Почти вся наша жизнь прошла вне Бога. И вот, когда она завершается, если мы и начинаем думать о Нём, пытаясь исполнить наш долг перед Ним, то это потому что нет возможности поступить по-другому, потому что существует смерть и существует Суд. И оттого что мы не можем их избежать, мы прибегаем к таинствам, которые должны нас освятить более или менее автоматически, в то время как мы продолжаем отдавать Богу насколько возможно малую часть нашей жизни.

Мы все стоим уже рядом со смертью. И если мы столь опечалены смертью наших дорогих и близких и жалеем их, то это потому что им пришлось умереть, пройти через смерть. А мы — мы ещё живые, у нас ещё есть возможность вкушать радости, которые может дать нам земля. И мы стараемся как можно меньше думать об этом неизбежном исходе, каковым является смерть, когда мы должны будем предстать перед этим непонятным чужим Богом, Который стесняет нашу жизнь, ограничивает её и наконец угрожает ей.

Не стоим ли мы перед ложным богом? Не сделали ли мы из Бога — бога с маленькой буквы — идола? И, как следствие этого, Он не соединяется с нашей жизнью, которая протекает в другом измерении. У нас свои сладости и свои радости, своя любовь, и Бог знает, что большая часть нашей жизни не связана с Ним. Мы ощущаем разрыв с этим Богом, Который ограничивает нас и угрожает нам, и который может быть просто ложным богом. Вот почему мы живём подменами — тем, что кажется, а не есть, ложной видимостью.
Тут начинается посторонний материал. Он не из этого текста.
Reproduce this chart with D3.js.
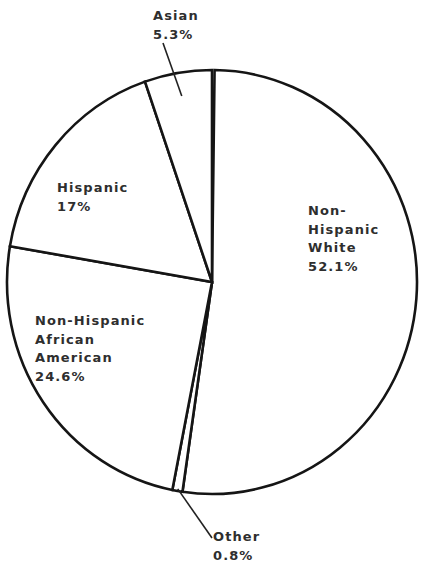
<!DOCTYPE html>
<html>
<head>
<meta charset="utf-8">
<script src="https://cdn.jsdelivr.net/npm/d3@7"></script>
<style>
  html, body { margin: 0; padding: 0; background: #fff; }
  svg { display: block; }
  text { font-family: "DejaVu Sans", Verdana, sans-serif; font-weight: bold; font-size: 13px; letter-spacing: 1.1px; fill: #2e2e2e; }
</style>
</head>
<body>
<div id="chart"></div>
<script>
// Slices, clockwise from twelve o'clock
const categories = ["Non-Hispanic White", "Other", "Non-Hispanic African American", "Hispanic", "Asian"];
const shares = [52.1, 0.8, 24.6, 17, 5.3];
const nameLines = [["Non-", "Hispanic", "White"], ["Other"], ["Non-Hispanic", "African", "American"], ["Hispanic"], ["Asian"]];

const W = 424, H = 562;
const cx = 212, cy = 282, rx = 205, ry = 212;
const lineH = 18.5;

// label anchor (left x, first baseline y) and leader line settings per slice
const labelPos = [
  { x: 308, y: 215 },
  { x: 213, y: 541, leader: { r0: 0.99, to: [212, 538] } },
  { x: 35,  y: 325 },
  { x: 57,  y: 192 },
  { x: 153, y: 20,  leader: { r0: 0.89, to: [163, 43] } }
];

const svg = d3.select("#chart").append("svg")
  .attr("width", W).attr("height", H);

const total = d3.sum(shares);
const pie = d3.pie().sort(null).value(d => d)
  .startAngle(2 * Math.PI * (1 - total / 100))
  .endAngle(2 * Math.PI);
const arcs = pie(shares);

const arc = d3.arc().innerRadius(0).outerRadius(ry);

// the pie is drawn slightly squashed horizontally
const g = svg.append("g")
  .attr("transform", `translate(${cx},${cy}) scale(${rx / ry},1)`);

g.selectAll("path.slice")
  .data(arcs)
  .join("path")
  .attr("class", "slice")
  .attr("d", arc)
  .attr("fill", "#fff")
  .attr("stroke", "#151515")
  .attr("stroke-width", 2.6)
  .attr("stroke-linejoin", "miter")
  .attr("vector-effect", "non-scaling-stroke");

// point on the ellipse at angle a (d3 convention) and relative radius r
const at = (a, r) => [cx + rx * r * Math.sin(a), cy - ry * r * Math.cos(a)];

// leader lines
arcs.forEach((d, i) => {
  const lp = labelPos[i];
  if (!lp.leader) return;
  const mid = (d.startAngle + d.endAngle) / 2;
  const p0 = at(mid, lp.leader.r0);
  svg.append("line")
    .attr("x1", p0[0]).attr("y1", p0[1])
    .attr("x2", lp.leader.to[0]).attr("y2", lp.leader.to[1])
    .attr("stroke", "#222").attr("stroke-width", 1.6);
});

// labels: name lines followed by the share
const labels = svg.selectAll("text.lbl")
  .data(arcs)
  .join("text")
  .attr("class", "lbl")
  .attr("x", (d, i) => labelPos[i].x)
  .attr("y", (d, i) => labelPos[i].y);

labels.each(function (d, i) {
  const lines = nameLines[i].concat([`${shares[i]}%`]);
  d3.select(this).selectAll("tspan")
    .data(lines)
    .join("tspan")
    .attr("x", labelPos[i].x)
    .attr("dy", (t, j) => j === 0 ? 0 : lineH)
    .text(t => t);
});
</script>
</body>
</html>
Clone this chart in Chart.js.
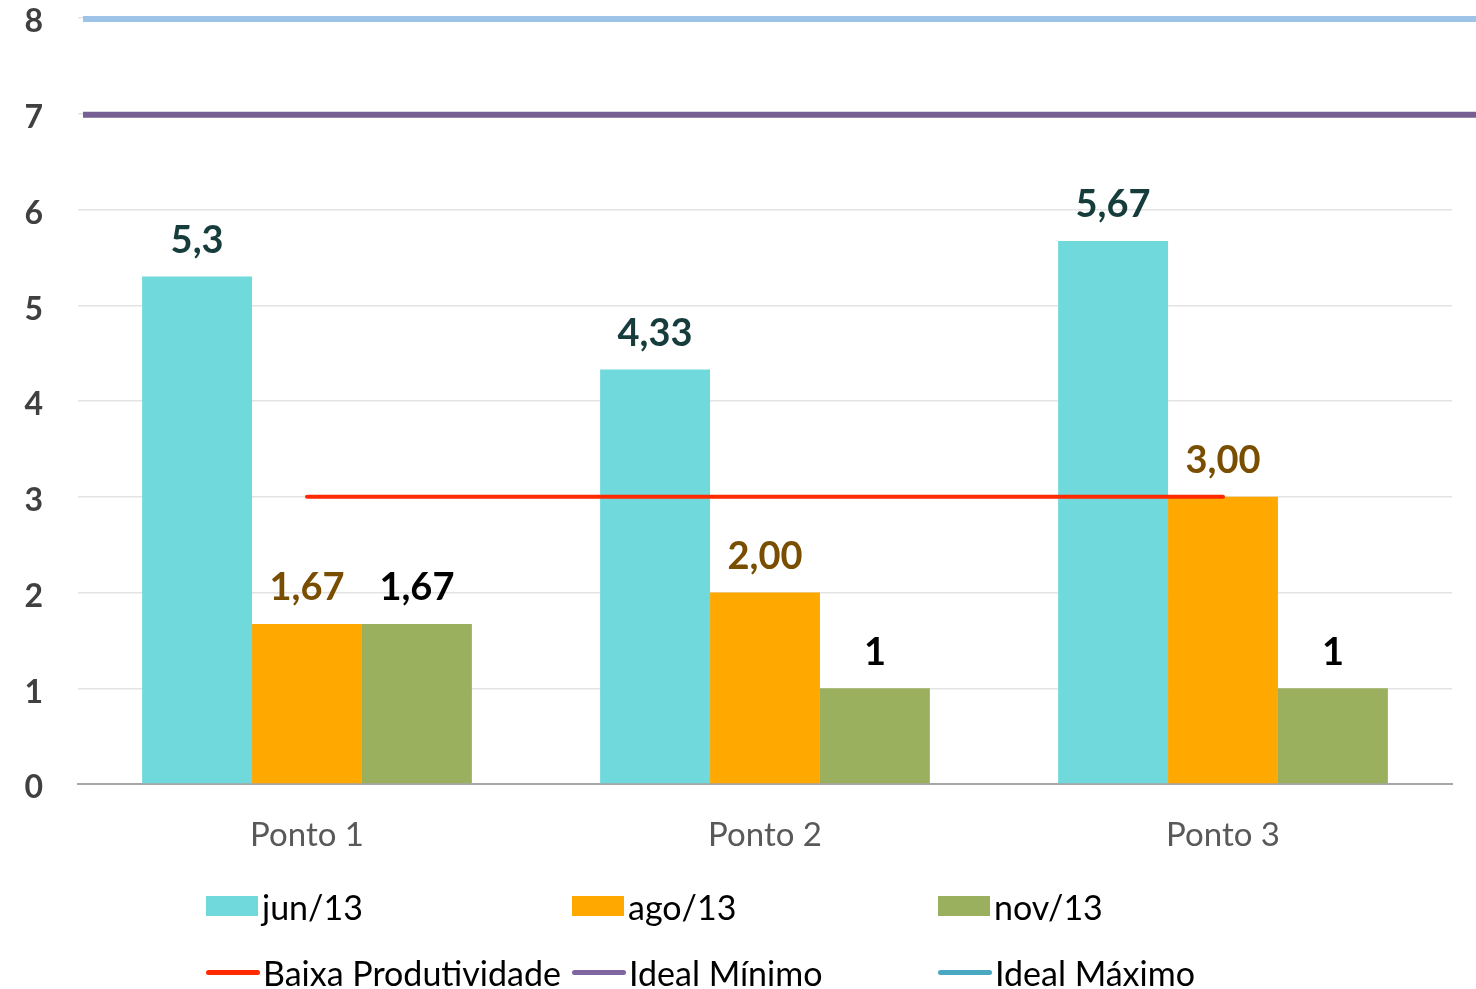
<!DOCTYPE html>
<html lang="pt-BR">
<head>
<meta charset="utf-8">
<title>Produtividade por ponto</title>
<script src="https://cdn.jsdelivr.net/npm/chart.js@4/dist/chart.umd.min.js"></script>
<style>
  html, body { margin: 0; padding: 0; background: #ffffff; }
  #wrap { position: relative; width: 1476px; height: 989px; overflow: hidden; }
  #grafico { position: absolute; left: 0; top: 0; }
  #legenda {
    position: absolute; left: 206px; top: 884px;
    display: grid; grid-template-columns: 366px 366px 366px; row-gap: 22px;
    font-family: Lato, "Noto Sans", sans-serif; font-size: 34px; color: #000;
  }
  .item { display: flex; align-items: center; height: 44px; white-space: nowrap; }
  .box { flex: none; width: 52px; height: 20px; margin-right: 4px; }
  .line { flex: none; width: 54px; height: 5px; border-radius: 3px; margin-right: 3px; }
</style>
</head>
<body>
<div id="wrap">
  <canvas id="grafico" width="1476" height="989"></canvas>
  <div id="legenda"></div>
</div>
<script>
// Pontos de coleta e valores medidos em cada campanha
const pontos = ['Ponto 1', 'Ponto 2', 'Ponto 3'];
const jun13 = [5.3, 4.33, 5.67];
const ago13 = [1.67, 2.00, 3.00];
const nov13 = [1.67, 1, 1];

// Linhas de referência
const baixaProdutividade = [3, 3, 3];
const idealMinimo = 7;
const idealMaximo = 8;

// Marcas do eixo Y
const ticksY = [0, 1, 2, 3, 4, 5, 6, 7, 8];

const FONTE = 'Lato, "Noto Sans", sans-serif';

// Formatação dos rótulos (vírgula decimal)
const fmtLivre = v => v.toLocaleString('pt-BR', { maximumFractionDigits: 2 });
const fmtFixo = v => v.toLocaleString('pt-BR', { minimumFractionDigits: 2, maximumFractionDigits: 2 });

// Faixas ideais: linhas horizontais em toda a largura do gráfico
const faixasIdeais = [
  { label: 'Ideal Máximo', valor: idealMaximo, cor: '#9DC3E8', legenda: '#4BA8C2' },
  { label: 'Ideal Mínimo', valor: idealMinimo, cor: '#765F92', legenda: '#8066A0' }
];

const linhasIdeais = {
  id: 'linhasIdeais',
  beforeDatasetsDraw(chart) {
    const { ctx, chartArea, scales } = chart;
    ctx.save();
    ctx.lineWidth = 6;
    faixasIdeais.forEach(f => {
      const y = scales.y.getPixelForValue(f.valor);
      ctx.strokeStyle = f.cor;
      ctx.beginPath();
      ctx.moveTo(chartArea.left + 5, y + 1);
      ctx.lineTo(chart.width, y + 1);
      ctx.stroke();
    });
    ctx.restore();
  }
};

// Rótulos de valor acima das barras
const rotulosBarras = {
  id: 'rotulosBarras',
  afterDatasetsDraw(chart) {
    const ctx = chart.ctx;
    ctx.save();
    ctx.font = 'bold 38px ' + FONTE;
    ctx.textAlign = 'center';
    ctx.textBaseline = 'middle';
    chart.data.datasets.forEach((ds, i) => {
      if (!ds.rotulo) return;
      const meta = chart.getDatasetMeta(i);
      meta.data.forEach((el, j) => {
        ctx.fillStyle = ds.rotulo.cor;
        ctx.fillText(ds.rotulo.fmt(ds.data[j]), el.x, el.y - 36);
      });
    });
    ctx.restore();
  }
};

const grafico = new Chart(document.getElementById('grafico'), {
  type: 'bar',
  data: {
    labels: pontos,
    datasets: [
      { type: 'bar', label: 'jun/13', data: jun13, backgroundColor: '#70D9DC', order: 2,
        rotulo: { cor: '#173C3C', fmt: fmtLivre } },
      { type: 'bar', label: 'ago/13', data: ago13, backgroundColor: '#FFA800', order: 2,
        rotulo: { cor: '#7A4E00', fmt: fmtFixo } },
      { type: 'bar', label: 'nov/13', data: nov13, backgroundColor: '#9BB05E', order: 2,
        rotulo: { cor: '#000000', fmt: fmtLivre } },
      { type: 'line', label: 'Baixa Produtividade', data: baixaProdutividade,
        borderColor: '#FF2A00', borderWidth: 4, pointRadius: 0, borderCapStyle: 'round',
        order: 1 }
    ]
  },
  plugins: [linhasIdeais, rotulosBarras],
  options: {
    responsive: false,
    animation: false,
    devicePixelRatio: 1,
    layout: { padding: { top: 18, right: 24, bottom: 125, left: 0 } },
    datasets: { bar: { categoryPercentage: 0.72, barPercentage: 1 } },
    plugins: { legend: { display: false }, tooltip: { enabled: false } },
    scales: {
      x: {
        grid: { display: false, drawTicks: false },
        border: { color: '#A6A6A6', width: 2 },
        ticks: { color: '#595959', font: { family: FONTE, size: 33 }, padding: 32 },
        afterFit(s) { s.height = 80; }
      },
      y: {
        min: 0, max: 8,
        afterBuildTicks(s) { s.ticks = ticksY.map(v => ({ value: v })); },
        grid: { color: '#E3E3E3', lineWidth: 1.5, drawTicks: false },
        border: { display: false },
        ticks: { color: '#404040', font: { family: FONTE, size: 32, weight: 'bold' }, padding: 35, labelOffset: 4 },
        afterFit(s) { s.width = 78; s.paddingTop = 0; s.paddingBottom = 0; }
      }
    }
  }
});

// Legenda em grade (3 colunas): séries, linha de baixa produtividade e faixas ideais
const itensLegenda = grafico.data.datasets.map(ds => ({
  label: ds.label,
  tipo: ds.type,
  cor: ds.type === 'bar' ? ds.backgroundColor : ds.borderColor
}));
[...faixasIdeais].reverse().forEach(f => itensLegenda.push({ label: f.label, tipo: 'line', cor: f.legenda }));

const leg = document.getElementById('legenda');
itensLegenda.forEach(it => {
  const item = document.createElement('div');
  item.className = 'item';
  const marca = document.createElement('span');
  marca.className = it.tipo === 'bar' ? 'box' : 'line';
  marca.style.background = it.cor;
  const txt = document.createElement('span');
  txt.textContent = it.label;
  item.appendChild(marca);
  item.appendChild(txt);
  leg.appendChild(item);
});
</script>
</body>
</html>
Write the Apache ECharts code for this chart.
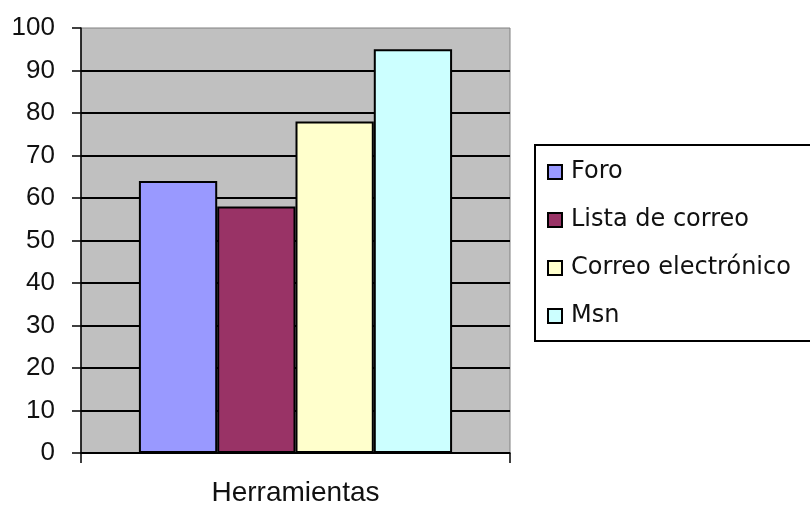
<!DOCTYPE html>
<html>
<head>
<meta charset="utf-8">
<script src="https://cdn.jsdelivr.net/npm/echarts@6/dist/echarts.min.js"></script>
<style>
  html, body { margin: 0; padding: 0; background: #fff; }
  #chart { width: 810px; height: 509px; }
</style>
</head>
<body>
<div id="chart"></div>
<script>
// datos
const categorias = ['Herramientas'];
const herramientas = ['Foro', 'Lista de correo', 'Correo electrónico', 'Msn'];
const valores = [64, 58, 78, 95];
const colores = ['#9999ff', '#993366', '#ffffcc', '#ccffff'];

const chart = echarts.init(document.getElementById('chart'));

const series = herramientas.map(function (nombre, i) {
  return {
    name: nombre,
    type: 'bar',
    data: [valores[i]],
    barGap: '0%',
    barCategoryGap: '27%',
    itemStyle: { color: colores[i], borderColor: '#000', borderWidth: 2 }
  };
});

chart.setOption({
  animation: false,
  backgroundColor: '#fff',
  grid: {
    left: 81, right: 300, top: 28, bottom: 56,
    show: true,
    backgroundColor: '#c0c0c0',
    borderColor: '#808080',
    borderWidth: 1
  },
  legend: {
    orient: 'vertical',
    left: 535, top: 145,
    padding: [15, 45, 13, 12],
    itemGap: 24,
    itemWidth: 14, itemHeight: 14,
    icon: 'rect',
    borderColor: '#000', borderWidth: 2,
    backgroundColor: '#fff',
    textStyle: { fontFamily: 'DejaVu Sans', fontSize: 24, color: '#111', padding: [0, 0, 0, 4] },
    data: herramientas
  },
  xAxis: {
    type: 'category',
    data: categorias,
    axisLine: { lineStyle: { color: '#000', width: 1.5 } },
    axisTick: { show: true, length: 10, lineStyle: { color: '#000', width: 1.5 } },
    axisLabel: { margin: 26, fontFamily: 'Liberation Sans', fontSize: 28, color: '#111' }
  },
  yAxis: {
    type: 'value',
    min: 0, max: 100, interval: 10,
    axisLine: { show: true, lineStyle: { color: '#000', width: 1.5 } },
    axisTick: { show: true, length: 9, lineStyle: { color: '#000', width: 1.5 } },
    axisLabel: { margin: 26, fontFamily: 'Liberation Sans', fontSize: 26, color: '#111' },
    splitLine: { show: true, showMaxLine: false, lineStyle: { color: '#000', width: 2 } }
  },
  series: series
});
</script>
</body>
</html>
Сколь многие из нас — в таком положении. Наша жизнь — внешняя видимость. Мы намереваемся совершить добрые дела и чувствуем себя так, будто мы их уже совершили, что мы их всегда совершаем, что мы добрые. Мы принимаем таинства, от которых ожидаем освящения, не участвуя в них всей жизнью своей. Пока мы живы, мы должны понять, почему Христос начинает Свою проповедь словами: «Покайтесь, ибо приблизилось Царство Небесное». И что всему миру Воскресением Христовым дарована благодать покаяния.